Data, data and more data. Nothing but piles of code to sift through, stacks of people’s personal lives that at one point he thought would be interesting and exciting. Two straight years or seeing that everyone else was just an human as he was. Two straight years of peeking behind the curtain to see a naked overweight fifty year old woman with serious allergies to whey, an addiction to QVC and an unhealthy obsession for Dancing with the Stars.

The sifter was the lowest of the low on the digital totem pole. Associates sat squarely on top of them, pushing and hounding them for certain patterns and asking out-of-left-field questions.

“Any spikes in the apple market today?”

“Do you mean Apple Computers or apple, like in… apples you eat?”

“Apples you eat!”

Questions like this were common. He had to sit and think back on the Record, truly considering if he had really seen what the Associates were looking for.

Had I seen anything relating to apples? I know that overall food prices spiked again, but that’s ordinary considering the state of things o’er yonder. Nothing out of the ordinary I suppose. Nothing my algorithms hadn’t alerted me of.

“Nope, nothing major.”

The Associate stared at him for a moment.

“Alright, well let me know if you do.”

The Associate wandered off. There was an implicit trust between the Sifter and The Associate. There had to be, or else the system didn’t work.

But what if the Associate ever did question the Trust of the Sifter?

More data scrolled by in front of him at a rapid pace. He wasn’t paying attention to any of it of course; that was for his programs to do. No, he kept the windows open because it made him feel good. He could keep his desktop completely clean if he wanted.  He could simply script alerts pop up when the results were in. But why? Text flying by made him appear busy.

What if all of the Sifters decided to minimize all of their progress bars and hide all of their screens of scrolling text? An Associate might come by and suspect the Associates of being lazy. Untrustworthy. How would they react?

Better to keep it professional. But isn’t pretending to be busy being dishonest anyway? Is that breaking the Trust?

Just then, an IM rolled in from a fellow Sifter.

“Check this out… I’ve never seen anything like it.”

A link popped up. It was simply labeled, “The Door.”

He waited a moment before clicking it. This could be a set up. A trust test from one of the Associates, or worse yet, one of the Managers.
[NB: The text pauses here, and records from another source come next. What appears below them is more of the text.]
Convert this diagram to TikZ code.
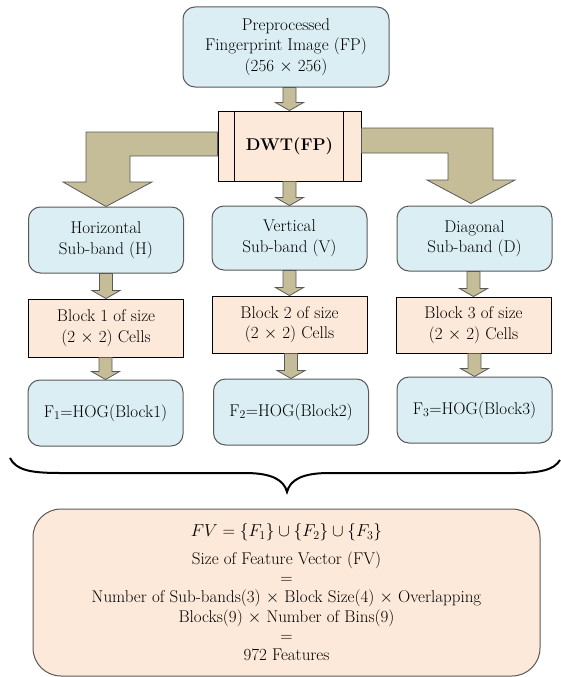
\documentclass[tikz,border=0pt]{standalone}
\usetikzlibrary{calc}
\definecolor{boxblue}{HTML}{DAEEF3}
\definecolor{boxpeach}{HTML}{FDE9D9}
\definecolor{arrowtan}{HTML}{C4BD97}
\definecolor{edgegray}{HTML}{595959}
% small block arrow from one node down to the next
\newcommand{\downblock}[2]{%
  \filldraw[arrowbox] let \p1=(#1.south), \p2=(#2.north) in
    (\x2-6.5pt,\y1) -- (\x2+6.5pt,\y1) -- (\x2+6.5pt,\y2+8pt) -- (\x2+14pt,\y2+8pt)
    -- (\x2,\y2) -- (\x2-14pt,\y2+8pt) -- (\x2-6.5pt,\y2+8pt) -- cycle;}
\begin{document}
\begin{tikzpicture}[x=1pt,y=-1pt,
  every node/.style={font=\fontsize{17}{20.5}\selectfont, align=center, inner sep=0pt},
  bluebox/.style={draw=edgegray, fill=boxblue, rounded corners=12pt, line width=1pt, minimum width=155pt},
  peachbox/.style={draw=black, fill=boxpeach, line width=0.9pt, minimum width=155pt},
  arrowbox/.style={draw=edgegray, fill=arrowtan, line width=0.8pt}]
\useasboundingbox (0,0) rectangle (560,677);
%%%% Input image and DWT:
\node[bluebox, minimum width=206pt, minimum height=80pt] (img) at (286,47) {Preprocessed\\Fingerprint Image (FP)\\(256 $\times$ 256)};
\node[peachbox, minimum width=143pt, minimum height=70pt, font=\fontsize{17}{20}\selectfont\bfseries] (dwt) at (289.5,146) {DWT(FP)};
\draw[line width=0.9pt] ([xshift=17pt]dwt.north west) -- ([xshift=17pt]dwt.south west);
\draw[line width=0.9pt] ([xshift=-18pt]dwt.north east) -- ([xshift=-18pt]dwt.south east);
%%%% Sub-bands:
\node[bluebox, minimum height=66pt] (hor) at (106,240) {Horizontal\\Sub-band (H)};
\node[bluebox, minimum height=64pt] (ver) at (289.5,238) {Vertical\\Sub-band (V)};
\node[bluebox, minimum height=65pt] (dia) at (474.5,238.5) {Diagonal\\Sub-band (D)};
%%%% Blocks:
\node[peachbox, minimum height=58pt] (blk1) at (106,328) {Block 1 of size\\(2 $\times$ 2) Cells};
\node[peachbox, minimum height=57pt] (blk2) at (289.5,324.5) {Block 2 of size\\(2 $\times$ 2) Cells};
\node[peachbox, minimum height=56pt] (blk3) at (473.5,325) {Block 3 of size\\(2 $\times$ 2) Cells};
%%%% HOG features:
\node[bluebox, minimum height=66pt] (hog1) at (105.5,413) {F\textsubscript{1}=HOG(Block1)};
\node[bluebox, minimum height=66pt] (hog2) at (291,412) {F\textsubscript{2}=HOG(Block2)};
\node[bluebox, minimum height=66pt] (hog3) at (474.5,410) {F\textsubscript{3}=HOG(Block3)};
%%%% Feature vector:
\node[draw=edgegray, fill=boxpeach, rounded corners=28pt, line width=1pt, minimum width=507pt, minimum height=167pt,
  font=\fontsize{17}{19.3}\selectfont] (fv) at (286.5,592.5)
  {$FV=\{F_1\}\cup\{F_2\}\cup\{F_3\}$\\[8pt]
   Size of Feature Vector (FV)\\=\\
   Number of Sub-bands(3) $\times$ Block Size(4) $\times$ Overlapping\\
   Blocks(9) $\times$ Number of Bins(9)\\=\\972 Features};
%%%% Block arrows:
\foreach \a/\b in {img/dwt, dwt/ver, hor/blk1, ver/blk2, dia/blk3, blk1/hog1, blk2/hog2, blk3/hog3}
  \downblock{\a}{\b};
\filldraw[arrowbox] ([yshift=14pt]dwt.west) -- (86,132) -- (86,182) -- (63,182) -- (hor.north)
  -- (152,182) -- (130,182) -- (130,156) -- ([yshift=-10pt]dwt.west) -- cycle;
\filldraw[arrowbox] ([yshift=18pt]dwt.east) -- (493,128) -- (493,180) -- (515,180) -- ([xshift=-3.5pt,yshift=2pt]dia.north)
  -- (427,180) -- (448,180) -- (448,153) -- ([yshift=-7pt]dwt.east) -- cycle;
%%%% Brace:
\draw[line width=2pt] (10,458) .. controls (16,470) and (30,473) .. (60,473) -- (245,473)
  .. controls (272,473) and (284,480) .. (287,492) .. controls (290,480) and (302,473) .. (329,473)
  -- (515,473) .. controls (540,473) and (554,470) .. (560,460);
\end{tikzpicture}
\end{document}
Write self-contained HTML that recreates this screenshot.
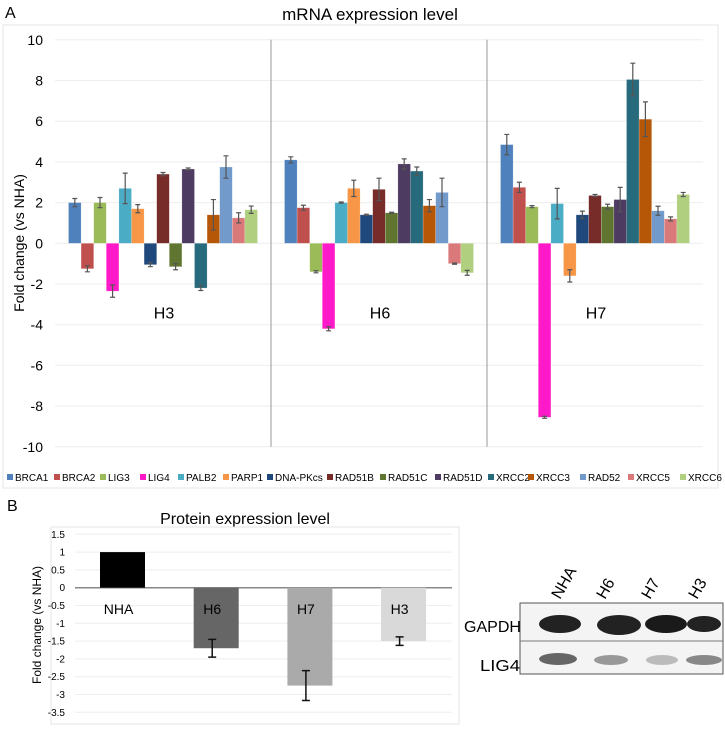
<!DOCTYPE html>
<html><head><meta charset="utf-8"><style>
body{margin:0;background:#fff;width:725px;height:725px;overflow:hidden;font-family:"Liberation Sans",sans-serif}
svg text{font-family:"Liberation Sans",sans-serif}
</style></head><body>
<svg id="s" width="725" height="725" viewBox="0 0 725 725">
<text x="5" y="18" font-size="16">A</text>
<text x="370" y="20" font-size="17" text-anchor="middle">mRNA expression level</text>
<rect x="3" y="25" width="715" height="463" fill="none" stroke="#e6e6e6"/>
<text transform="translate(24,243) rotate(-90)" font-size="14" text-anchor="middle">Fold change (vs NHA)</text>
<g id="ga"></g>
<text x="7" y="511" font-size="16">B</text>
<text x="245" y="524" font-size="16" text-anchor="middle">Protein expression level</text>
<rect x="51" y="527" width="408" height="197" fill="none" stroke="#e6e6e6"/>
<text transform="translate(41,625) rotate(-90)" font-size="12" text-anchor="middle">Fold change (vs NHA)</text>
<g id="gb"></g>
<g>
<rect x="520" y="603" width="203" height="71" fill="#f4f4f4" stroke="#555"/>
<line x1="520" y1="641" x2="723" y2="641" stroke="#777"/>
<ellipse cx="560" cy="624" rx="21" ry="9" fill="#222"/>
<ellipse cx="619" cy="625" rx="22" ry="10" fill="#222"/>
<ellipse cx="666" cy="624" rx="21" ry="9" fill="#1a1a1a"/>
<ellipse cx="704" cy="624" rx="17" ry="8" fill="#222"/>
<ellipse cx="558" cy="659" rx="19" ry="6" fill="#666"/>
<ellipse cx="611" cy="660" rx="17" ry="5" fill="#999"/>
<ellipse cx="662" cy="660" rx="16" ry="5" fill="#bbb"/>
<ellipse cx="704" cy="660" rx="18" ry="5" fill="#888"/>
<text x="464" y="632" font-size="16" textLength="57" lengthAdjust="spacingAndGlyphs">GAPDH</text>
<text x="480" y="671" font-size="16" textLength="40" lengthAdjust="spacingAndGlyphs">LIG4</text>
<text transform="translate(560,600) rotate(-60)" font-size="16">NHA</text>
<text transform="translate(605,600) rotate(-60)" font-size="16">H6</text>
<text transform="translate(650,600) rotate(-60)" font-size="16">H7</text>
<text transform="translate(697,600) rotate(-60)" font-size="16">H3</text>
</g>
</svg>
<script>
const genes=["BRCA1","BRCA2","LIG3","LIG4","PALB2","PARP1","DNA-PKcs","RAD51B","RAD51C","RAD51D","XRCC2","XRCC3","RAD52","XRCC5","XRCC6"];
const groups=["H3","H6","H7"];
const valH3=[2.0,-1.25,2.0,-2.35,2.7,1.7,-1.05,3.4,-1.15,3.65,-2.2,1.4,3.75,1.25,1.65];
const errH3=[0.2,0.15,0.25,0.3,0.75,0.2,0.1,0.08,0.15,0.05,0.12,0.75,0.55,0.25,0.18];
const valH6=[4.1,1.75,-1.4,-4.2,2.0,2.7,1.4,2.65,1.5,3.9,3.55,1.85,2.5,-1.0,-1.45];
const errH6=[0.15,0.12,0.05,0.1,0.03,0.4,0.03,0.55,0.03,0.25,0.2,0.3,0.7,0.03,0.12];
const valH7=[4.85,2.75,1.8,-8.55,1.95,-1.6,1.4,2.35,1.8,2.15,8.05,6.1,1.6,1.2,2.4];
const errH7=[0.5,0.25,0.05,0.05,0.75,0.3,0.18,0.05,0.12,0.6,0.8,0.85,0.22,0.1,0.1];
const ticksA=[10,8,6,4,2,0,-2,-4,-6,-8,-10];
const samples=["NHA","H6","H7","H3"];
const protVal=[1.0,-1.7,-2.75,-1.5];
const protErr=[0,0.25,0.42,0.12];
const ticksB=[1.5,1,0.5,0,-0.5,-1,-1.5,-2,-2.5,-3,-3.5];
const colors=["#4f81bd","#c0504d","#9bbb59","#ff19c8","#4bacc6","#f79646","#1f497d","#772c2a","#5f7530","#4d3b62","#276a7c","#b65708","#729aca","#d9797a","#b0cf7f"];
const NS="http://www.w3.org/2000/svg";
function mk(p,t,a){const e=document.createElementNS(NS,t);for(const k in a)e.setAttribute(k,a[k]);p.appendChild(e);return e;}
const ga=document.getElementById('ga');
const yA=v=>243.3-v*20.35;
const x0=55,gw=216,bw=12.6;
ticksA.forEach(t=>{
 const l=mk(ga,'line',{x1:x0,x2:x0+3*gw,y1:yA(t),y2:yA(t),stroke:'#eeeeee'});
 
 
 const tx=mk(ga,'text',{x:43,y:yA(t)+5,'font-size':14,'text-anchor':'end'});tx.textContent=t;
 
 
});
[1,2].forEach(i=>{const l=mk(ga,'line',{x1:x0+gw*i,x2:x0+gw*i,y1:yA(10),y2:yA(-10),stroke:'#999'});
 
 });
const vals=[valH3,valH6,valH7],errs=[errH3,errH6,errH7];
groups.forEach((g,gi)=>{
 vals[gi].forEach((v,i)=>{
  const x=x0+gw*gi+(gw-bw*genes.length)/2+i*bw;
  const r=mk(ga,'rect',{x:x,y:Math.min(yA(v),yA(0)),width:bw,height:Math.abs(yA(v)-yA(0)),fill:colors[i],stroke:'#fff','stroke-opacity':0.4,'stroke-width':0.5});
  
  
  const e=errs[gi][i],cx=x+bw/2;
  const eb=mk(ga,'path',{d:`M${cx},${yA(v+e)}V${yA(v-e)}M${cx-2.5},${yA(v+e)}h5M${cx-2.5},${yA(v-e)}h5`,stroke:'#555','stroke-width':1.2,fill:'none'});
  
  
 });
 const t=mk(ga,'text',{x:x0+gw*gi+gw/2+1,y:yA(-3.7),'font-size':16,'text-anchor':'middle'});t.textContent=g;
 
 
});
const legX=[7,54,100,140,178,223,267,327,380,435,488,528,580,628,680];
genes.forEach((g,i)=>{
 const r=mk(ga,'rect',{x:legX[i],y:474,width:6,height:6,fill:colors[i]});
 
 
 const t=mk(ga,'text',{x:legX[i]+8,y:481,'font-size':10});t.textContent=g;
 
 
});
const gb=document.getElementById('gb');
const yB=v=>587.7-v*35.6;
ticksB.forEach(t=>{
 const l=mk(gb,'line',{x1:75,x2:452,y1:yB(t),y2:yB(t),stroke:t===0?'#888':'#eeeeee','stroke-width':t===0?1.5:1});
 
 
 const tx=mk(gb,'text',{x:65,y:yB(t)+3.5,'font-size':10,'text-anchor':'end'});tx.textContent=t;
 
 
});
const pcol=["#000","#666","#aaa","#d9d9d9"];
samples.forEach((s,i)=>{
 const x=100+i*93.7,w=45,v=protVal[i];
 const r=mk(gb,'rect',{x:x,y:Math.min(yB(v),yB(0)),width:w,height:Math.abs(yB(v)-yB(0)),fill:pcol[i]});
 
 
 const e=protErr[i];
 if(e>0){const cx=x+w/2-4;
  const eb=mk(gb,'path',{d:`M${cx},${yB(v+e)}V${yB(v-e)}M${cx-4},${yB(v+e)}h8M${cx-4},${yB(v-e)}h8`,stroke:'#111','stroke-width':1.5,fill:'none'});
  
  }
 const t=mk(gb,'text',{x:x+w/2-4,y:614,'font-size':14,'text-anchor':'middle'});t.textContent=s;
 
 
});
</script>
</body></html>
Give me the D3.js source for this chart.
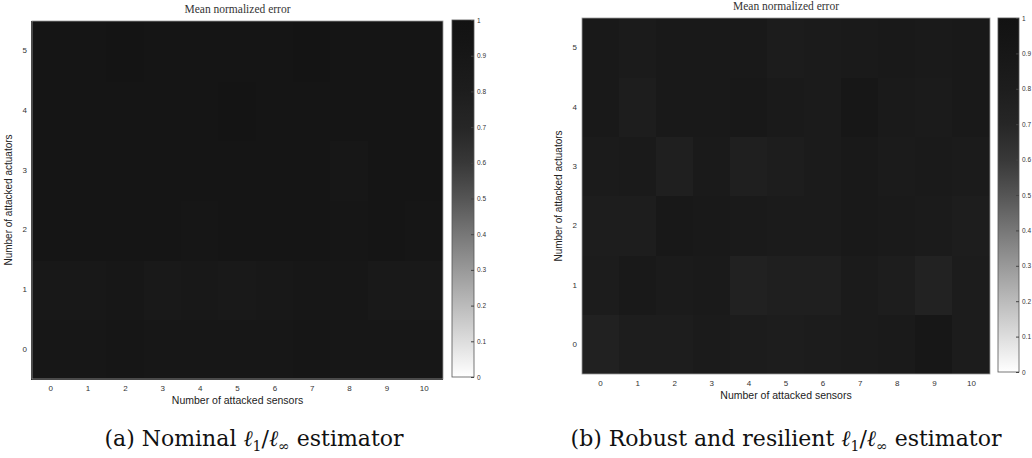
<!DOCTYPE html>
<html>
<head>
<meta charset="utf-8">
<script src="https://cdn.jsdelivr.net/npm/d3@7"></script>
<style>
  body { margin: 0; background: #fff; }
  svg { display: block; }
</style>
</head>
<body>
<svg id="chart" width="1032" height="458"></svg>
<script>
// attacked sensors (columns) and attacked actuators (rows)
var sensors = [0, 1, 2, 3, 4, 5, 6, 7, 8, 9, 10];
var actuators = [0, 1, 2, 3, 4, 5];
var cbTicks = [0, 0.1, 0.2, 0.3, 0.4, 0.5, 0.6, 0.7, 0.8, 0.9, 1];

// mean normalized error, one array per actuator row (row 0 first)
var nominal = [
  [0.90, 0.90, 0.92, 0.91, 0.90, 0.91, 0.90, 0.92, 0.90, 0.90, 0.91],
  [0.88, 0.89, 0.91, 0.87, 0.88, 0.87, 0.89, 0.90, 0.91, 0.86, 0.87],
  [0.94, 0.94, 0.94, 0.94, 0.93, 0.94, 0.94, 0.94, 0.93, 0.94, 0.93],
  [0.95, 0.94, 0.95, 0.94, 0.95, 0.95, 0.94, 0.95, 0.90, 0.94, 0.94],
  [0.95, 0.95, 0.95, 0.95, 0.95, 0.96, 0.95, 0.95, 0.95, 0.95, 0.95],
  [0.95, 0.95, 0.96, 0.95, 0.95, 0.95, 0.95, 0.96, 0.95, 0.95, 0.95]
];
var robust = [
  [0.76, 0.80, 0.80, 0.84, 0.82, 0.80, 0.82, 0.84, 0.85, 0.90, 0.82],
  [0.82, 0.86, 0.84, 0.85, 0.76, 0.78, 0.78, 0.84, 0.80, 0.74, 0.82],
  [0.80, 0.80, 0.88, 0.86, 0.85, 0.84, 0.84, 0.86, 0.85, 0.84, 0.80],
  [0.84, 0.85, 0.78, 0.85, 0.78, 0.80, 0.83, 0.86, 0.84, 0.85, 0.84],
  [0.86, 0.80, 0.86, 0.86, 0.88, 0.85, 0.84, 0.90, 0.85, 0.84, 0.86],
  [0.86, 0.84, 0.86, 0.87, 0.86, 0.82, 0.84, 0.85, 0.86, 0.85, 0.86]
];

// grey colormap as it looks in the figure (0 white, 1 black)
var color = d3.scaleLinear()
  .domain(cbTicks)
  .range(["#ffffff", "#dddddd", "#bbbbbb", "#999999", "#777777", "#555555",
          "#383838", "#262626", "#1d1d1d", "#171717", "#121212"]);

var svg = d3.select("#chart");

var defs = svg.append("defs");
var grad = defs.append("linearGradient")
  .attr("id", "cbgrad")
  .attr("x1", 0).attr("y1", 1).attr("x2", 0).attr("y2", 0);
d3.range(0, 1.0001, 0.05).forEach(function (t) {
  grad.append("stop").attr("offset", t).attr("stop-color", color(t));
});

var panels = [
  { data: nominal, left: 32, right: 443, top: 21, bottom: 379,
    cbx: 452, cbw: 22, cbtop: 20, cbbottom: 377, capx: 254,
    caption: ["(a) Nominal ", "/", " estimator"] },
  { data: robust, left: 582, right: 990, top: 18, bottom: 374,
    cbx: 998, cbw: 21, cbtop: 18, cbbottom: 372, capx: 786,
    caption: ["(b) Robust and resilient ", "/", " estimator"] }
];

var sans = "Liberation Sans, Arial, sans-serif";

panels.forEach(drawPanel);

function drawPanel(p) {
  var g = svg.append("g");

  var x = d3.scaleBand().domain(sensors).range([p.left, p.right]);
  var y = d3.scaleBand().domain(actuators).range([p.bottom, p.top]);

  var cells = [];
  p.data.forEach(function (row, i) {
    row.forEach(function (v, j) {
      cells.push({ s: sensors[j], a: actuators[i], v: v });
    });
  });

  g.selectAll("rect.cell")
    .data(cells)
    .enter().append("rect")
    .attr("class", "cell")
    .attr("shape-rendering", "crispEdges")
    .attr("x", function (d) { return Math.floor(x(d.s)); })
    .attr("y", function (d) { return Math.floor(y(d.a)); })
    .attr("width", x.bandwidth() + 1)
    .attr("height", y.bandwidth() + 1)
    .attr("fill", function (d) { return color(d.v); });

  g.append("rect")
    .attr("x", p.left).attr("y", p.top)
    .attr("width", p.right - p.left).attr("height", p.bottom - p.top)
    .attr("fill", "none").attr("stroke", "#9a9a9a").attr("stroke-width", 0.8);

  // x axis
  var xa = g.append("g")
    .attr("transform", "translate(0," + p.bottom + ")")
    .call(d3.axisBottom(x).tickSize(0).tickPadding(6));
  xa.select(".domain").remove();
  xa.selectAll("text")
    .attr("font-family", sans)
    .attr("font-size", 8).attr("fill", "#333");

  // y axis
  var ya = g.append("g")
    .attr("transform", "translate(" + p.left + ",0)")
    .call(d3.axisLeft(y).tickSize(0).tickPadding(5));
  ya.select(".domain").remove();
  ya.selectAll("text")
    .attr("font-family", sans)
    .attr("font-size", 8).attr("fill", "#333");

  var cx = (p.left + p.right) / 2;

  g.append("text")
    .attr("x", cx).attr("y", p.bottom + 25)
    .attr("text-anchor", "middle")
    .attr("font-family", sans)
    .attr("font-size", 10.5).attr("fill", "#222")
    .text("Number of attacked sensors");

  g.append("text")
    .attr("transform", "translate(" + (p.left - 20) + "," + ((p.top + p.bottom) / 2) + ") rotate(-90)")
    .attr("text-anchor", "middle")
    .attr("font-family", sans)
    .attr("font-size", 10).attr("fill", "#222")
    .text("Number of attacked actuators");

  g.append("text")
    .attr("x", cx).attr("y", p.top - 8)
    .attr("text-anchor", "middle")
    .attr("font-family", "Liberation Serif, serif")
    .attr("font-size", 11.5).attr("fill", "#333")
    .text("Mean normalized error");

  // colorbar
  var cb = d3.scaleLinear().domain([0, 1]).range([p.cbbottom, p.cbtop]);
  g.append("rect")
    .attr("x", p.cbx).attr("y", p.cbtop)
    .attr("width", p.cbw).attr("height", p.cbbottom - p.cbtop)
    .attr("fill", "url(#cbgrad)")
    .attr("stroke", "#555").attr("stroke-width", 0.8);
  var ca = g.append("g")
    .attr("transform", "translate(" + (p.cbx + p.cbw) + ",0)")
    .call(d3.axisRight(cb).tickValues(cbTicks).tickSize(-3).tickPadding(3)
      .tickFormat(d3.format("~g")));
  ca.select(".domain").remove();
  ca.selectAll("line").attr("stroke", "#444");
  ca.selectAll("text")
    .attr("font-family", sans)
    .attr("font-size", 6.5).attr("fill", "#333");

  // caption
  var cap = svg.append("text")
    .attr("x", p.capx).attr("y", 446)
    .attr("text-anchor", "middle")
    .attr("font-family", "DejaVu Serif, serif")
    .attr("font-size", 22).attr("fill", "#111");
  cap.append("tspan").text(p.caption[0]);
  cap.append("tspan").attr("font-style", "italic").text("ℓ");
  cap.append("tspan").attr("font-size", 14).attr("dy", 5).text("1");
  cap.append("tspan").attr("dy", -5).text(p.caption[1]);
  cap.append("tspan").attr("font-style", "italic").text("ℓ");
  cap.append("tspan").attr("font-size", 14).attr("dy", 5).text("∞");
  cap.append("tspan").attr("dy", -5).text(p.caption[2]);
}
</script>
</body>
</html>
“Oh yeah? How do I know you’re not a bot right now.”

“Come on, you know those apples aren’t going to spike.”

He looked over his shoulder and saw her out of the corner of his eye. Their gazes locked for a moment. She smiled. He turned back down to his monitor.

“Okay, what is it exactly?”

“It’s a game. Some of the other Sifters have been playing it to kill some time between compiles. But, this isn’t just any game.”

“Yeah? So whats the big deal?”

“It’s one of the riskiest games you can possibly play online.”

Riskiest? What could possibly be so risky about an online game? He was on a protected network anyway.

“Risky? Why would I want to play something risky at work?”

“Because it’s fun.”

A few seconds went by.

“Just say it’s work related.

His mouse hovered over the link, his finger a millimeter of motion away from the decision. At worst, he’d get some virus that would be identified, quarantined and destroyed by any one of ten programs running at the moment.

He clicked the link without another thought.

His life finally became interesting.